A mulher do Marshal Matt Morgan, de ascendência indígena,
regressa com o filho de uma visita à família instalada nas reservas. É abordada
por dois cowboys que tenta afastar, deixando na face de um deles a cicatriz de
uma chicotada. A charrete que conduz despista-se, os cowboys aproveitam o despiste
para a deter e violam-na. Não assistimos à violação. Esta é sugerida por uma
camisa rasgada, o tronco a descoberto, gritos. Entretanto, a câmara volta-se
para o filho da vítima, que consegue escapulir-se com os cavalos dos criminosos.
Enquanto estes acontecimentos têm lugar, Matt Morgan entretém-se a contar
histórias de duelos antigos a um grupo de miúdos que lhe perguntou pelo filho.
O interesse das crianças é subitamente atalhado pela chegada daquele. O resto é
previsível. O Marshal mete-se a galope na direcção do local do crime, onde irá
encontrar a mulher já morta. O maior desafio que um filme nos coloca é não o olharmos
como olhamos para a vida. A vida obriga-nos a um pragmatismo apenas interrompido
quando os acidentes estimulam o espanto. Um filme pode ser uma sucessão de
acidentes que perpetuam durante largos minutos esse espanto. Last Train from
Gun Hill/O Último Comboio de Gun Hill (1959), de John Sturges (1910-1992),
coloca frente a frente Kirk Douglas e Anthony Quinn, dois actores cuja presença
é suficiente para garantir um certo alvoroço. Mas nos filmes de Sturges a representação
raramente se impõe enquanto elemento mais atractivo. O início deste filme é
paradigmático. Kirk Douglas é Matt
Morgan, o viúvo a quem caberá descobrir os assassinos da sua mulher, dividido
entre o dever da lei e a vontade de vingança. Anthony Quinn é Craig Belden,
fazendeiro de sucesso, pai de Rick Belden, o violador que ficou com a marca do
chicote na cara. Morgan e Belden são amigos de longa data, separados por
percursos de vida diferentes. Reencontram-se agora nesta trágica circunstância.

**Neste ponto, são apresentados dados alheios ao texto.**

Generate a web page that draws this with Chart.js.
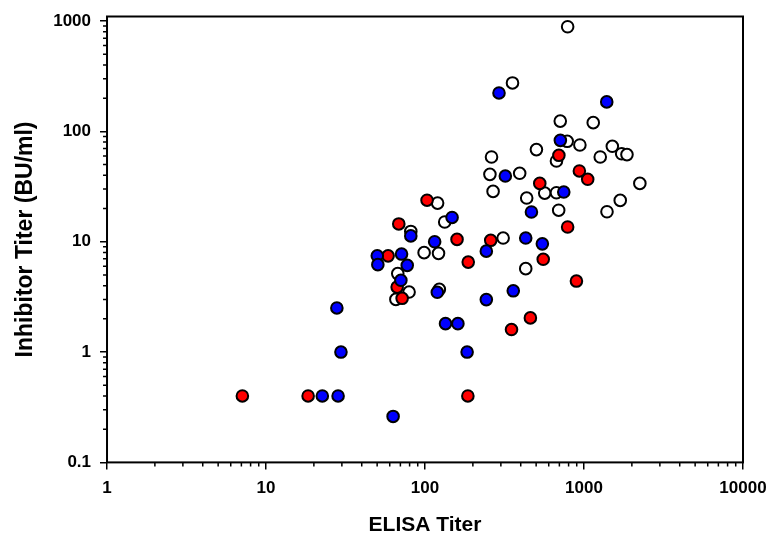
<!DOCTYPE html>
<html>
<head>
<meta charset="utf-8">
<script src="https://cdn.jsdelivr.net/npm/chart.js@4"></script>
<style>
  html, body { margin: 0; padding: 0; background: #fff; }
</style>
</head>
<body>
<canvas id="c" width="770" height="538"></canvas>
<script>
// axis ticks
const xTicks = [1, 10, 100, 1000, 10000];
const yTicks = [0.1, 1, 10, 100, 1000];

// open circles
const openX = [789, 355, 709, 1143, 784, 942, 502, 671, 1507, 1265, 1726, 1863, 262, 256, 394, 268, 2245, 1690, 1395, 566, 671, 436, 693, 120, 133, 98.7, 121.6, 310, 430, 67.4, 79.4, 65.6, 81.4, 123];
const openY = [888, 275, 124, 120, 81.3, 75.3, 68.4, 53.9, 73.3, 58.6, 62.7, 61.6, 58.6, 40.8, 41.7, 28.6, 33.8, 23.7, 18.7, 27.6, 27.8, 24.9, 19.3, 22.4, 15.1, 7.96, 7.85, 10.8, 5.7, 5.14, 3.5, 3.0, 12.4, 3.7];

// red circles
const redX = [7.1, 18.4, 58.6, 68.4, 66.8, 71.8, 103, 159, 187, 186, 259, 350, 460, 527, 554, 695, 789, 896, 935, 1055];
const redY = [0.4, 0.4, 7.45, 14.5, 3.88, 3.07, 23.8, 10.5, 6.54, 0.4, 10.3, 1.6, 2.04, 33.8, 6.93, 60.7, 13.6, 4.4, 43.8, 36.8];

// blue circles
const blueX = [22.6, 28.4, 27.9, 29.6, 63, 50.1, 50.5, 71.2, 77.3, 70.5, 81.4, 115, 148, 119.5, 134.6, 161, 184, 243, 243, 292, 320, 359, 430, 467, 547, 710, 746, 1390];
const blueY = [0.4, 0.4, 2.51, 1.0, 0.261, 7.45, 6.2, 7.73, 6.11, 4.47, 11.3, 10.0, 16.6, 3.48, 1.81, 1.81, 1.0, 8.22, 2.99, 223, 39.4, 3.59, 10.8, 18.6, 9.57, 83, 28.2, 185];

const pts = (xs, ys) => xs.map((x, i) => ({ x: x, y: ys[i] }));
const FONT = "'Liberation Sans', Arial, sans-serif";

// minor ticks + box frame
const frame = {
  id: "frame",
  beforeDatasetsDraw(chart) {
    const { ctx, chartArea: a, scales } = chart;
    ctx.save();
    ctx.strokeStyle = "#000";
    ctx.lineWidth = 1.5;
    ctx.beginPath();
    for (const d of xTicks.slice(0, -1)) {
      for (let k = 2; k < 10; k++) {
        const px = scales.x.getPixelForValue(k * d);
        ctx.moveTo(px, a.bottom);
        ctx.lineTo(px, a.bottom + 4);
      }
    }
    for (const d of yTicks.slice(0, -1)) {
      for (let k = 2; k < 10; k++) {
        const py = scales.y.getPixelForValue(k * d);
        ctx.moveTo(a.left - 4, py);
        ctx.lineTo(a.left, py);
      }
    }
    ctx.stroke();
    ctx.lineWidth = 2;
    ctx.strokeRect(a.left, a.top, a.right - a.left, a.bottom - a.top);
    ctx.restore();
  },
};

const dot = (label, data, color, order) => ({
  label: label,
  data: data,
  order: order,
  backgroundColor: color,
  borderColor: "#000",
  borderWidth: 2,
  pointRadius: 5.8,
  pointHoverRadius: 5.8,
});

// let the layout padding decide the plot edges, not label overhang
const noOverhang = (s) => {
  s.paddingLeft = 0;
  s.paddingRight = 0;
  s.paddingTop = 0;
  s.paddingBottom = 0;
};

new Chart(document.getElementById("c"), {
  type: "scatter",
  data: {
    datasets: [
      dot("blue", pts(blueX, blueY), "#0000ff", 0),
      dot("red", pts(redX, redY), "#ff0000", 1),
      dot("open", pts(openX, openY), "#ffffff", 2),
    ],
  },
  options: {
    responsive: false,
    animation: false,
    layout: { padding: { left: 11.6, right: 27, top: 16.5, bottom: 0 } },
    plugins: { legend: { display: false }, tooltip: { enabled: false } },
    scales: {
      x: {
        type: "logarithmic",
        min: 1,
        max: 10000,
        afterBuildTicks: (s) => { s.ticks = xTicks.map((v) => ({ value: v })); },
        afterFit: noOverhang,
        ticks: {
          callback: (v) => String(v),
          autoSkip: false,
          maxRotation: 0,
          padding: 9,
          color: "#000",
          font: { family: FONT, size: 17, weight: "bold" },
        },
        grid: { drawOnChartArea: false, color: "#000", lineWidth: 1.5, tickLength: 7 },
        border: { display: false },
        title: {
          display: true,
          text: "ELISA Titer",
          color: "#000",
          padding: { top: 5, bottom: 0 },
          font: { family: FONT, size: 21, weight: "bold" },
        },
      },
      y: {
        type: "logarithmic",
        min: 0.1,
        max: 1100,
        afterBuildTicks: (s) => { s.ticks = yTicks.map((v) => ({ value: v })); },
        afterFit: noOverhang,
        ticks: {
          callback: (v) => String(v),
          autoSkip: false,
          padding: 9,
          color: "#000",
          font: { family: FONT, size: 17, weight: "bold" },
        },
        grid: { drawOnChartArea: false, color: "#000", lineWidth: 1.5, tickLength: 7 },
        border: { display: false },
        title: {
          display: true,
          text: "Inhibitor Titer (BU/ml)",
          color: "#000",
          padding: { top: 0, bottom: 5 },
          font: { family: FONT, size: 23, weight: "bold" },
        },
      },
    },
  },
  plugins: [frame],
});
</script>
</body>
</html>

Um procura proteger o filho da forca, o outro tem que fazer justiça. Estes dramas,
tão frequentes nos westerns, são porventura mais raros na chamada vida real. É o
tipo de situação que exemplifica conflitos morais sobre os quais a filosofia
sempre teve muito a dizer. Mas o cinema, enquanto arte, transforma-os em algo
mais. Não deixando de motivar reflexões diversas, estes dramas têm o propósito
claro de atrair a atenção do público (entendido aqui na sua mais estrita
condição de espectador). A sedução é inerente às dúvidas motivadas pelo
contexto, as quais podem ser formuladas na espectativa hipotética de pensarmos:
o que faríamos de fosse connosco? A sedução não garante a arte. O que
transforma este tipo de discurso numa forma de expressão é o modo como os
elementos se articulam para nos provocar emoções que escapam à racionalidade do
discurso. Daí que nos incomode uma cena supérflua como aquela em que o Marshal
Matt Morgan, já com Rick Belden algemado à cama onde aguardam pelo último comboio
de Gun Hill, expõe o seu prisioneiro ao fogo trocado entre defesa e acusação. É
como se estivesse a fazer do réu um escudo. No fundo, se quisesse mesmo levá-lo
à justiça não faria aquilo. E se a intenção era matá-lo, tinha a pistola na
mão. Digamos que o seu desejo de vingança pretende ver Rick Belden morto, mas a
consciência do dever impele-o a levar Rick Belden à justiça. A mesma inquietude
é motivada por Linda (Carolyn Jones). A amante de Craig Belden coloca-se do
lado do Marshal, auxiliando-o contra o amante e contra o enteado. Movida,
talvez, pelo rancor, ela não quer o
bem de uns nem o mal de outros, procura apenas afirmar a sua autonomia numa
cidade onde todos parecem dependentes e servis. Este desejo de afirmação, demasiado
convencional para que o consideremos artístico, afasta-se das convenções tal
como o comportamento de Matt Morgan: são erupções do ser na armadura do dever.
Em 1959, Kirk Douglas já tinha feito todos os filmes que o consagraram. Estava no
auge da sua carreira. Anthony Quinn também tinha feito Viva Zapata! (1952) e
Lust for Life (1956), filmes onde arrecadou dois oscars (no segundo,
curiosamente, contracenando com Douglas). Eram duas estrelas incontestáveis no
universo da representação. Este western patenteia os pergaminhos, deixando
implícitas outras artes que não são meramente representativas. Marcas que
permitem dar expressão a sentimentos e emoções aparentemente contraditórios,
não se limitando a transfigurar a vida – tornando-a arte.